LA’s Broken Field Runner Debut New Single/Music Video “Koreatown”
Sophomore LP ‘Lay My Head Down’ Out Friday, July 19 on Jetsam-Flotsam Records
Album Recorded and Engineered by Derek Ted (Field Medic, Owl Paws), Mastered by TW Walsh (Sufjan Stevens, Pedro The Lion), and Features Appearances By Chris Villeneuve (Drug Church) and Chris Tenerowicz (Self Defense Family)
LA indie rock 4-piece Broken Field Runner will release their second LP ‘Lay My Head Down’ on July 19 via Chicago’s Jetsam-Flotsam Records.
The video for the latest single “Koreatown” is premiering at New Noise Magazine: http://bit.ly/2xKmzjI.
“Koreatown” was inspired by the art, poetry, photography, & music of the following LA-based artists:
Yoshawn Smith (Instagram: @yoshawnsmith)
Joseph Lee (josephleeart.com)
Johnathan “Dumbfoundead” Park (dumbfoundead.com).
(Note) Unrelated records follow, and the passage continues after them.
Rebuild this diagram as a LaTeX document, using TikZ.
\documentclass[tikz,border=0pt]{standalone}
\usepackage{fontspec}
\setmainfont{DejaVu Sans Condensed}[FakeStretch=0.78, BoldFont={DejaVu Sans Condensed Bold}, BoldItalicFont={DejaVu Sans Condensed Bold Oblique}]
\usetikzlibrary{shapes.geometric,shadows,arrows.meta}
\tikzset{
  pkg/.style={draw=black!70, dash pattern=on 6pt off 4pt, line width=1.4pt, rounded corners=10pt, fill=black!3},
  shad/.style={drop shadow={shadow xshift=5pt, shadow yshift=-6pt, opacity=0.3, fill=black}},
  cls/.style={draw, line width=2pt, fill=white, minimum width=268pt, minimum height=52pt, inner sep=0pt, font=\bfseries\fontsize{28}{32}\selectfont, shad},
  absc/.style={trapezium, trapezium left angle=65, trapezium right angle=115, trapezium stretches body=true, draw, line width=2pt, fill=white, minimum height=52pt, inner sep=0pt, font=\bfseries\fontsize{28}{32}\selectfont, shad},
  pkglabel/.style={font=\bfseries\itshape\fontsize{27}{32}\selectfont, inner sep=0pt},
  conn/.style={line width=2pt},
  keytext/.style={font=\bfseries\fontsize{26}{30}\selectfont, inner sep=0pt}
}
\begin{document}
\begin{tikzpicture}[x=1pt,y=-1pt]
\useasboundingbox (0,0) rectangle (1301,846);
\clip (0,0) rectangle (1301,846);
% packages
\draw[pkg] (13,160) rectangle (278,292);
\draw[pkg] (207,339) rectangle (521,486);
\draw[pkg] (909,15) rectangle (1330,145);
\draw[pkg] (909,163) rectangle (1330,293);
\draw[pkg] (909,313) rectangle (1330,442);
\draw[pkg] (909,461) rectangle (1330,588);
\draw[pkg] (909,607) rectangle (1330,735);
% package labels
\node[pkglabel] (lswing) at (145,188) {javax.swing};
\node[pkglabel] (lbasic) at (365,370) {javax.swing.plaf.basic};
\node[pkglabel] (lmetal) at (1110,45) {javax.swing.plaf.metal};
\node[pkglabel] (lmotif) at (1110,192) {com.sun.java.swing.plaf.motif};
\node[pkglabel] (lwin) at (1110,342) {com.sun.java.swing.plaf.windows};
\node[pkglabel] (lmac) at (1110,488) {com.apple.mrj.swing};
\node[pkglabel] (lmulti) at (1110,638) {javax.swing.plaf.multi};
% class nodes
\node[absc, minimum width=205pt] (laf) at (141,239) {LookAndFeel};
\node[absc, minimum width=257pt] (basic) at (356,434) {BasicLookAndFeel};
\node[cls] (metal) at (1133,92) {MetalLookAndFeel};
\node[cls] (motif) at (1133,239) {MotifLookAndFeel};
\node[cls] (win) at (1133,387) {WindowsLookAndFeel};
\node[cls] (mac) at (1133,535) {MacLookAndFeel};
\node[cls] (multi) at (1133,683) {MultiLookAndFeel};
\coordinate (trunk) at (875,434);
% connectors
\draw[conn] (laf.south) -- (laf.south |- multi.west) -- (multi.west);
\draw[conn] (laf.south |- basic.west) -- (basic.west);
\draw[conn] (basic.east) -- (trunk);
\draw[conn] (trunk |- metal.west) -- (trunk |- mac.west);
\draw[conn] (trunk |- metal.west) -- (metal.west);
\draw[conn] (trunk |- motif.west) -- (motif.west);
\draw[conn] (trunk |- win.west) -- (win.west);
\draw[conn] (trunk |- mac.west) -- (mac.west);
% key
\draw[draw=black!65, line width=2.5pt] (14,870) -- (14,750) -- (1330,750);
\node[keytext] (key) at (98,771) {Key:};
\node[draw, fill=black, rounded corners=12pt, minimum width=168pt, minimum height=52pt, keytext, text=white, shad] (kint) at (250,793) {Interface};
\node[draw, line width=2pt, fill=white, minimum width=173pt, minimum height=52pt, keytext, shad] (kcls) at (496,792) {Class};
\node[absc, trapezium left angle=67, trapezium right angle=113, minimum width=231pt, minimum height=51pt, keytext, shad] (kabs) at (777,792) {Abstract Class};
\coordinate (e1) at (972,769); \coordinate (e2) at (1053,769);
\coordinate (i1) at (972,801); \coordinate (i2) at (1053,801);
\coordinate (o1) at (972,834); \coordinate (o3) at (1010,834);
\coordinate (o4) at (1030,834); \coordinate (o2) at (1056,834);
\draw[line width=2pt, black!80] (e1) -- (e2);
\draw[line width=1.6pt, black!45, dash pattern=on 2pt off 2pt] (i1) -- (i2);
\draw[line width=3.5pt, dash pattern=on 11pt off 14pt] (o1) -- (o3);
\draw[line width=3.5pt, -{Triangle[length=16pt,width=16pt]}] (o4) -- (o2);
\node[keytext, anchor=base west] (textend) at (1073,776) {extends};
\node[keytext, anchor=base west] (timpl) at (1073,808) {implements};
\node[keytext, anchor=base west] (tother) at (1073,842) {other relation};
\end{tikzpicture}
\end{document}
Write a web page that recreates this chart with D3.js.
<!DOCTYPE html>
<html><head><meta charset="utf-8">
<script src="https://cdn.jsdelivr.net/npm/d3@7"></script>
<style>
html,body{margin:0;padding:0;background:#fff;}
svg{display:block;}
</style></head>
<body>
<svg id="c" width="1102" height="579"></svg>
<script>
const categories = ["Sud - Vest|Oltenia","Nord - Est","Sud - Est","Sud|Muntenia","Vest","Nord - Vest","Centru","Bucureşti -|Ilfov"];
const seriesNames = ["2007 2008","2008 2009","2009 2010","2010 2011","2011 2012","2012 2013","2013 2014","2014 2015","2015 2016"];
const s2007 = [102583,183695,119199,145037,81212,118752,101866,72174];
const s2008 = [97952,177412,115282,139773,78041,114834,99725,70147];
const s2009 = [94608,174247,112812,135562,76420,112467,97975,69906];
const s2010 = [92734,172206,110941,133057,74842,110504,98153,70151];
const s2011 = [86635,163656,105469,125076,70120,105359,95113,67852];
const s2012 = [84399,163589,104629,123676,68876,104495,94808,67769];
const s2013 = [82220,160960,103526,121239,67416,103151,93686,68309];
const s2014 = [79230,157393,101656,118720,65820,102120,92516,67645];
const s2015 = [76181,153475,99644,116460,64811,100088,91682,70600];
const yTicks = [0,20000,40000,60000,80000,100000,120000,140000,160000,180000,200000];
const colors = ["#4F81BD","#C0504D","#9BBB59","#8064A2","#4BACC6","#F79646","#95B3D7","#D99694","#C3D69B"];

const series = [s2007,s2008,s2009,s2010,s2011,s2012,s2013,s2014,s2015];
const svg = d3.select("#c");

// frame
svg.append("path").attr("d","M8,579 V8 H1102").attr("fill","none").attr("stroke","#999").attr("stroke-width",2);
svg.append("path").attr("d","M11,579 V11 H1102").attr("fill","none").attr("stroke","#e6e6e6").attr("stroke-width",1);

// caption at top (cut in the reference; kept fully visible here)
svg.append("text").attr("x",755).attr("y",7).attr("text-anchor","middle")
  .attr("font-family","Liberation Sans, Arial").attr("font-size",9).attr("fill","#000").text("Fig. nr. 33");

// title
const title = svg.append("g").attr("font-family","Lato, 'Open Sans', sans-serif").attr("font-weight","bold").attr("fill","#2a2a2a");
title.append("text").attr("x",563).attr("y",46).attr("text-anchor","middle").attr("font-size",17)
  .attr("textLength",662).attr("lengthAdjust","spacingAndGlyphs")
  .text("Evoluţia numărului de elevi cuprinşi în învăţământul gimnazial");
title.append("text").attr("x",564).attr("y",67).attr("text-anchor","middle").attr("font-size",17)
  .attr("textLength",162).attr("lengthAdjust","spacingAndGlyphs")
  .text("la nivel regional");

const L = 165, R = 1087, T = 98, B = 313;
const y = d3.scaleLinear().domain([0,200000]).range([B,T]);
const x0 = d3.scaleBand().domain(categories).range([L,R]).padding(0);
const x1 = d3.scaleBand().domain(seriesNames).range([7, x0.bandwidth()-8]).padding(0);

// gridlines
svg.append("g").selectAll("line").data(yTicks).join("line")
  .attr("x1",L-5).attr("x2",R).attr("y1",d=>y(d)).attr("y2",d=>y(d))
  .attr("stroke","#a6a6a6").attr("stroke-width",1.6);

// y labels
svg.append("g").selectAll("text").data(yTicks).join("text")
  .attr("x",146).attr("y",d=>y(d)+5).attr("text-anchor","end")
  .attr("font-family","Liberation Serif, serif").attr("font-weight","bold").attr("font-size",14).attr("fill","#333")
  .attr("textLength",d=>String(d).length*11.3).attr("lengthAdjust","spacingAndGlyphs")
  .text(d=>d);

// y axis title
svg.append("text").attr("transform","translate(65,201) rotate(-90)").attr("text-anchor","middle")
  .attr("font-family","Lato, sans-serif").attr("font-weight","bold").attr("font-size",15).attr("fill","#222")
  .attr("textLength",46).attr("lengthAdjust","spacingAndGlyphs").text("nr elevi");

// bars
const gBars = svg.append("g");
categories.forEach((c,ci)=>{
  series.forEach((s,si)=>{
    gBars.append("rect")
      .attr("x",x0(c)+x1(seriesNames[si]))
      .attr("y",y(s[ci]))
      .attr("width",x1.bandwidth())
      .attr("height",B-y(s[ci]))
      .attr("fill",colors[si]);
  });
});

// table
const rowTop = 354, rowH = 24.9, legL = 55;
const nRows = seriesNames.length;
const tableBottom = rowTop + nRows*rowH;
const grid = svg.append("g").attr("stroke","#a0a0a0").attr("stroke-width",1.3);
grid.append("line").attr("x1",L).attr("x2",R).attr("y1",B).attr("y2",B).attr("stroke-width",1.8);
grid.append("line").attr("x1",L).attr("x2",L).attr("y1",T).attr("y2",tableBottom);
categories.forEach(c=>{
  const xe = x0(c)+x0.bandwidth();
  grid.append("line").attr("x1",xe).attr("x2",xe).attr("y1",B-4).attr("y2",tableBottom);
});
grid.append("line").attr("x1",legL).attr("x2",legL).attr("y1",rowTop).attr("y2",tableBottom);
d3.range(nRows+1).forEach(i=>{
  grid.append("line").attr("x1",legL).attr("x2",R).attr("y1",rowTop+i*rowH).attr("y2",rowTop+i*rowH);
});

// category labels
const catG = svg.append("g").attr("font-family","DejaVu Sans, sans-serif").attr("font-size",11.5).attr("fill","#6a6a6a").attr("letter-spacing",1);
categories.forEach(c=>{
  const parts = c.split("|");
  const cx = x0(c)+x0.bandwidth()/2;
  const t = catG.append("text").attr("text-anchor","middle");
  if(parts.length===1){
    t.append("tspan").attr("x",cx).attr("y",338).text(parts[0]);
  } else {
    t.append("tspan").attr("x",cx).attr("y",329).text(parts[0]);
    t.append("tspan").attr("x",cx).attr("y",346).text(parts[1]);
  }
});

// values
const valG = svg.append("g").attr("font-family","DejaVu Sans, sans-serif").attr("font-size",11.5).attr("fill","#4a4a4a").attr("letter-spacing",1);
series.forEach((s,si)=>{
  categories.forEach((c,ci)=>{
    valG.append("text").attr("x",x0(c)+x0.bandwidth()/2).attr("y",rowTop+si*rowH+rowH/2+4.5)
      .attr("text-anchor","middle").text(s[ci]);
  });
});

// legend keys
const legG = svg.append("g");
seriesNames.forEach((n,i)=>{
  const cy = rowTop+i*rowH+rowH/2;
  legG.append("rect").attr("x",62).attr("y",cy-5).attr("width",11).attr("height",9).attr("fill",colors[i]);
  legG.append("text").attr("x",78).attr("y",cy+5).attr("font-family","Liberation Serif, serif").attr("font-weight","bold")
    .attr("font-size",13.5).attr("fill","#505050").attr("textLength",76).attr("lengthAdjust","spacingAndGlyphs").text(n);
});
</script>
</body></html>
The album features ten previously unreleased tracks of brooding, contemplative indie rock recorded and engineered by Derek Ted (Field Medic, Owl Paws), mastered by TW Walsh (Sufjan Stevens, Pedro The Lion), and featuring Chris Villeneuve of Drug Church on drums, and Chris Tenerowicz of Self Defense Family on trumpet.
Photography by Andrew Franciosa.
Layout and design by Dane Erbach.
Pre-order here: http://jetflotsam.storenvy.com/
‘Lay My Head Down’ is the follow up to their album ‘Clear a Heaven So This Hearth Can Breathe’ which was released on Secret Audio Club before the label closed up shop. They released an EP ‘Heavy Hanging Fruit’ on jetsam-Flotsam in 2017.
About:
When singer and guitarist Anthony Bucci uprooted from Upstate New York and moved to Los Angeles in late 2016, his band Broken Field Runner was already an established indie act with two principal releases—the band’s debut, 2015’s Clear a Heaven So This Earth Can Breathe, which glows like a pop-punk effigy, its chords hot and bright; and the band’s follow-up EP, 2017’s Heavy Hanging Fruit, which smolders, its songs swaying with the weight of its tragic narrative. Though these releases reveal a songwriter unafraid of confronting the dense and difficult, the move to Los Angeles inspired the sort of introspection and emotion that Bucci had never before experienced—and, subsequently, an album’s worth of music. Christened Lay My Head Down, Broken Field Runner’s second full-length balances the pop-punk altitude of the band’s debut with the emotional depth of its follow-up as it attempts to reconcile these West Coast-inspired complexities. Songs like “Palm Trees Wave,” whose stuttering beat stirs the song until it boils over, and the chiming, churning “Koreatown” perhaps best capture that balance of pop and weight, all as their chords waver like the rose-colored Los Angeles landscape. “Many of these songs seem like visceral reactions to the isolation of leaving people behind and crashing headlong into different cultures, worldviews, languages, customs, and friend groups,” Bucci says. “Maybe not the most flattering self-discovery, but sometimes that’s what you get when you hold a mirror up and try to really see yourself in it.” In Lay My Head Down, Broken Field Runner has created their most developed and dynamic record yet, one inspired by an honest confrontation of modern life’s complexities. “This record is called Lay My Head Down because with it I consider the various reasons why I decided to lay my head down here,” Bucci concludes. “I could see how someone my take it as defeatist, but I prefer to think of the record as a message of hope.”